2000 yılından sonra verilen destekler ile Türkiye’nin zeytin ağaç varlığının 90 milyondan 204 milyona yükseldiğini hatırlatan Kestelli, “2024 yılında zeytin üretimimiz tarihi bir rekor kırdı. Bu gelişmeler sonucunda İspanya’nın ardından dünyanın ikinci büyük zeytin ve zeytinyağı ülkesi konumuna ulaştık. Daha önce 10 kez reddedilen, 11. defa gündeme gelen ve komisyondan geçen kanun teklifinin, TBMM Genel Kurulu’nda sağduyulu bir yaklaşımla tartışılmasını ve zeytin dostu bir karar alınmasını bekliyoruz.” dedi.
“Tarımda toplam üretim geçen seneye göre düşük olacak”

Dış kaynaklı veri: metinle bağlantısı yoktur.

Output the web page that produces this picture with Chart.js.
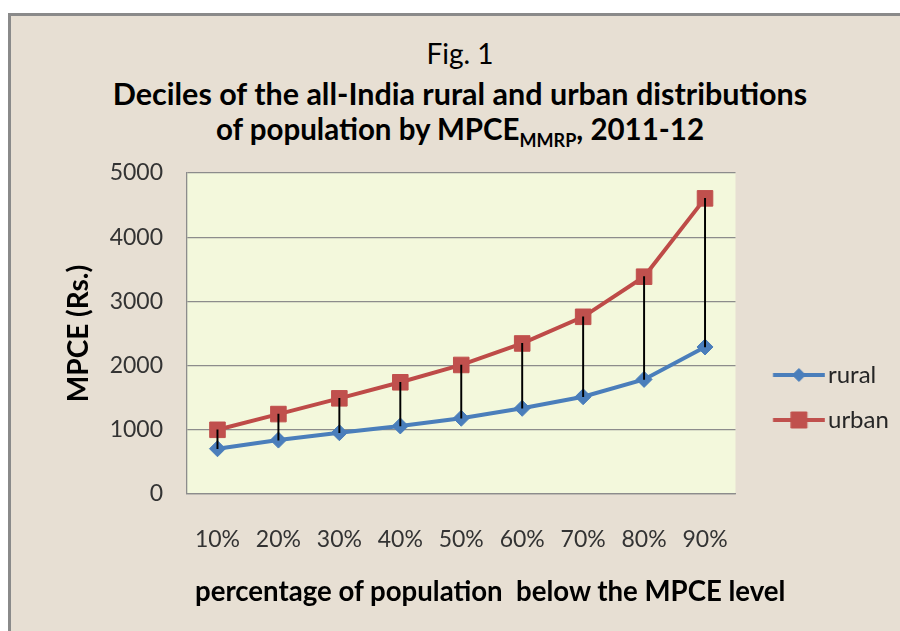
<!DOCTYPE html>
<html><head><meta charset="utf-8">
<script src="https://cdn.jsdelivr.net/npm/chart.js@4.4.1/dist/chart.umd.min.js"></script>
<style>
html,body{margin:0;padding:0;background:#fff;width:900px;height:631px;overflow:hidden;}
#frame{position:absolute;left:8px;top:13px;width:900px;height:640px;border-left:3px solid #8a8a8a;border-top:3px solid #8a8a8a;background:#E7DFD3;box-sizing:border-box;}
#c{position:absolute;left:0;top:0;}
.t{position:absolute;left:0;width:920px;text-align:center;font-family:Lato,sans-serif;color:#000;line-height:1;white-space:pre;}
sub{font-size:18px;vertical-align:-7px;line-height:0;}
#xt{position:absolute;left:195px;top:577px;font-family:Lato,sans-serif;font-weight:bold;font-size:27.6px;line-height:1;color:#000;white-space:pre;}
</style></head><body>
<div id="frame"></div>
<div class="t" style="top:38.5px;font-size:28px;">Fig. 1</div>
<div class="t" style="top:78px;font-size:30.5px;font-weight:bold;">Deciles of the all-India rural and urban distributions</div>
<div class="t" style="top:113.5px;font-size:29.5px;font-weight:bold;">of population by MPCE<sub>MMRP</sub>, 2011-12</div>
<canvas id="c" width="900" height="631"></canvas>
<div id="xt"></div>
<script>
// ---- data ----
const categories = ['10%', '20%', '30%', '40%', '50%', '60%', '70%', '80%', '90%'];
const rural = [705, 840, 955, 1060, 1180, 1335, 1515, 1785, 2290];
const urban = [1000, 1245, 1490, 1740, 2010, 2345, 2760, 3385, 4605];
const seriesNames = ['rural', 'urban'];
const yTickValues = [0, 1000, 2000, 3000, 4000, 5000];
const xTitle = 'percentage of population  below the MPCE level';
const yTitle = 'MPCE (Rs.)';

document.getElementById('xt').textContent = xTitle;

// ---- styles ----
const RURAL = '#4A7EBB';
const URBAN = '#BE4B48';
const GRID = '#8C8C8C';
const PLOT_BG = '#F3F8DC';
const FONT = 'Lato';

Chart.defaults.font.family = FONT;

// legend geometry
const LG_FONT = 24, LG_PAD = 21, LG_BOX = 59.5, LG_WIDTH = 164.5;
const LG_LINE_L = 773, LG_LINE_R = 825;
const lgCenter = 900 - LG_WIDTH + LG_PAD + LG_BOX / 2;
const imgW = Math.ceil(2 * (LG_LINE_R - lgCenter));
function legendSymbol(color, shape, r) {
  const c = document.createElement('canvas');
  c.width = imgW; c.height = 26;
  const off = imgW / 2 - lgCenter;
  const g = c.getContext('2d');
  g.strokeStyle = color; g.lineWidth = 4;
  g.beginPath(); g.moveTo(LG_LINE_L + off, 13); g.lineTo(LG_LINE_R + off, 13); g.stroke();
  const mx = (LG_LINE_L + LG_LINE_R) / 2 + off;
  g.fillStyle = color; g.lineWidth = 1;
  g.beginPath();
  if (shape === 'diamond') {
    g.moveTo(mx, 13 - r); g.lineTo(mx + r, 13); g.lineTo(mx, 13 + r); g.lineTo(mx - r, 13); g.closePath();
  } else {
    g.rect(mx - r, 13 - r, 2 * r, 2 * r);
  }
  g.fill(); g.stroke();
  return c;
}
const symbols = [legendSymbol(RURAL, 'diamond', 6.5), legendSymbol('#C0504D', 'square', 8)];

const plotBg = {
  id: 'plotBg',
  beforeDraw(chart) {
    const {ctx, chartArea: a} = chart;
    ctx.save(); ctx.fillStyle = PLOT_BG;
    ctx.fillRect(a.left, a.top, a.right - a.left, a.bottom - a.top);
    ctx.restore();
  }
};

const chart = new Chart(document.getElementById('c'), {
  data: {
    labels: categories,
    datasets: [
      {type: 'line', label: seriesNames[0], data: rural, order: 2,
       borderColor: RURAL, backgroundColor: RURAL, borderWidth: 4, tension: 0,
       pointStyle: 'rectRot', pointRadius: 8, pointBorderWidth: 1,
       pointBackgroundColor: RURAL, pointBorderColor: RURAL},
      {type: 'line', label: seriesNames[1], data: urban, order: 1,
       borderColor: URBAN, backgroundColor: URBAN, borderWidth: 4, tension: 0,
       pointStyle: 'rect', pointRadius: 11, pointBorderWidth: 1,
       pointBackgroundColor: '#C0504D', pointBorderColor: '#C0504D'},
      {type: 'bar', label: 'gap', data: rural.map((r, i) => [r, urban[i]]), order: 0,
       backgroundColor: '#000', borderWidth: 0, barThickness: 1.3, grouped: false}
    ]
  },
  options: {
    responsive: false,
    devicePixelRatio: 1,
    animation: false,
    layout: {padding: {top: 173, left: 0, right: 0, bottom: 0}},
    plugins: {
      tooltip: {enabled: false},
      title: {display: false},
      legend: {
        position: 'right', align: 'start',
        title: {display: true, text: ' ', font: {size: 10}, padding: {top: 157, bottom: 0}},
        labels: {
          usePointStyle: true, pointStyleWidth: LG_BOX, padding: LG_PAD,
          font: {size: LG_FONT}, color: '#262626',
          generateLabels(ch) {
            return ch.data.datasets.slice(0, 2).map((ds, i) => ({
              text: ds.label, pointStyle: symbols[i], fillStyle: ds.borderColor,
              strokeStyle: ds.borderColor, lineWidth: 0, hidden: false,
              datasetIndex: i, fontColor: '#262626'
            }));
          }
        }
      }
    },
    scales: {
      x: {
        type: 'category', offset: true,
        grid: {display: false, drawTicks: false},
        border: {display: true, color: GRID, width: 1.3},
        ticks: {padding: 32, color: '#333', font: {size: 23}},
        title: {display: false},
        afterFit(s) { s.height = 137; }
      },
      y: {
        min: 0, max: 5000,
        afterBuildTicks(s) { s.ticks = yTickValues.map(v => ({value: v})); },
        grid: {color: GRID, lineWidth: 1.3, drawTicks: false},
        border: {display: true, color: GRID, width: 1.3},
        ticks: {padding: 24, color: '#333', font: {size: 23}, callback: v => String(v)},
        title: {display: true, text: yTitle, color: '#000', font: {size: 28, weight: 'bold'}, padding: {top: 61.7, bottom: 0}},
        afterFit(s) { s.width = 187; }
      }
    }
  },
  plugins: [plotBg]
});

const lg = chart.legend;
const origFit = lg.fit;
lg.fit = function () { origFit.call(this); this.width = LG_WIDTH; };
chart.update();
</script>
</body></html>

Enflasyonun hala çok yüksek olduğunu ve bünyeleri yormaya devam ettiğini söyleyen Kestelli, “Merkez Bankası, artan jeopolitik riskler nedeniyle kendince ihtiyatlı bir adım atarak haziran ayında faiz indirimini pas geçti. Bu adımı tutarlı bulmakla birlikte, finansmana erişimde yaşanan zorluğun şirketlerimizi artık aşırı susuzluğun bünyede yarattığı yorgunluğa ve mental bulanıklığa ittiğini görüyoruz. Bu nedenle, risklerin yükseldiği bu dönemde finansa erişimin kolaylaştırılması, emek yoğun sektörlerin desteklenmesi ve ihracat teşviklerinin canlandırılmasının ekstra önemi var. Tarımda toplam üretim bu yıl geçen seneye göre bir miktar daha düşük olacak. Dolayısıyla 2025 yılında tarımsal büyüme oranı büyük bir ihtimalle negatif olarak gerçekleşecek. Yüksek girdi maliyetleri, zayıf kârlılık ve bazı ürünlerde öngörülen rekolte riskleri, ne yazık ki sektör adına olumlu bir tablo sunmuyor.” ifadelerini kullandı.